And neither should you, because every time you open up your graphs & dial into your execution terminals, from the identification & filtering process right through to the exit of each bet whenever that might be, you have a well drilled, set routine to follow which covers everything & can be applied across any & all instrument classes you choose to bet on.

That’s why we advised you keep detailed records & data of the activity you undertake. That element of the process in this particular approach will usually isolate much of any inconsistencies or weaknesses at the identification & filtering stage. You’re then better placed to quickly adjust or tweak that aspect to strengthen that cog within the wheel.

You’re not wrong on that score.
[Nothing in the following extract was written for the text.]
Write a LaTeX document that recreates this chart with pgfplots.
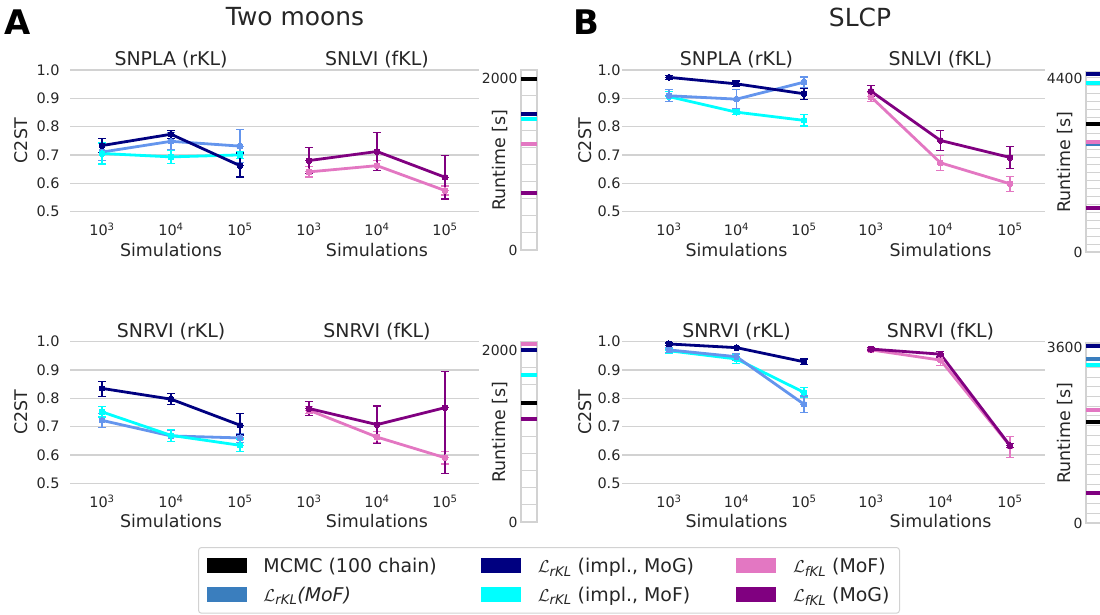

I took encouragement from sketcher’s foray into stocks & like him, have been working with a scanner.

Obviously dependent on market forces/conditions, it filters out potential bets from over 250 stocks & I then manually overlay the template structure to whittle them down to the best 2 or 3 to complement the fx, commodities & indices opportunities.

As you say, once you’ve identified the higher probability choices it’s the very same process whichever sector of the market is tracked & filtered.

What stocks have been on the short list recently? I’m assuming that you’re looking for bets rolling over several days rather than intraday opportunities, and focusing on pairs with high volume and low spreads?

The recent uptick in ranges has also allowed for a tad more activity & the occasional pyramid. I’m quite satisfied with this little “plug & play” model, even though I’ve put my own spin on the filtering process.

Actually I wanted to run this past you because I’ve been brainstorming a tad with a contact of mine that has had a successful career in the industry. The filtering, as you’ve pointed us to, is something of an “absolute momentum” comparison if I may? Essentially looking to buy the leaders and sell the laggards.

What I’ve done is a volatility scaling of this momentum. Essentially the leader is the one that’s pushing the strongest given it’s own volatility. So within FX this hardly ever changes things (although it does allow to scout out rising stars quicker, for example Kiwi this week), but when starting to compare FX vs. other asset classes it becomes necessary (imho) in order to effectively compare apples to apples.

It also helps address the various dimensions of the market better (price, volatility, time). It’s been an easy & logical task due to the fact that you guys have had us working with ATR since day 1.

Regarding the time dimension, I think you’ve also alluded to this by pointing us towards “shallow consolidations” in line with momentum. I may be the last one to catch onto this but the shallow consolidation would mean that price is “accepting” the new level, rather than rejecting it quickly. This would also logically mean that during retracements to key levels, we’d like to see a different behaviour: we’d want to see price reject the level quickly.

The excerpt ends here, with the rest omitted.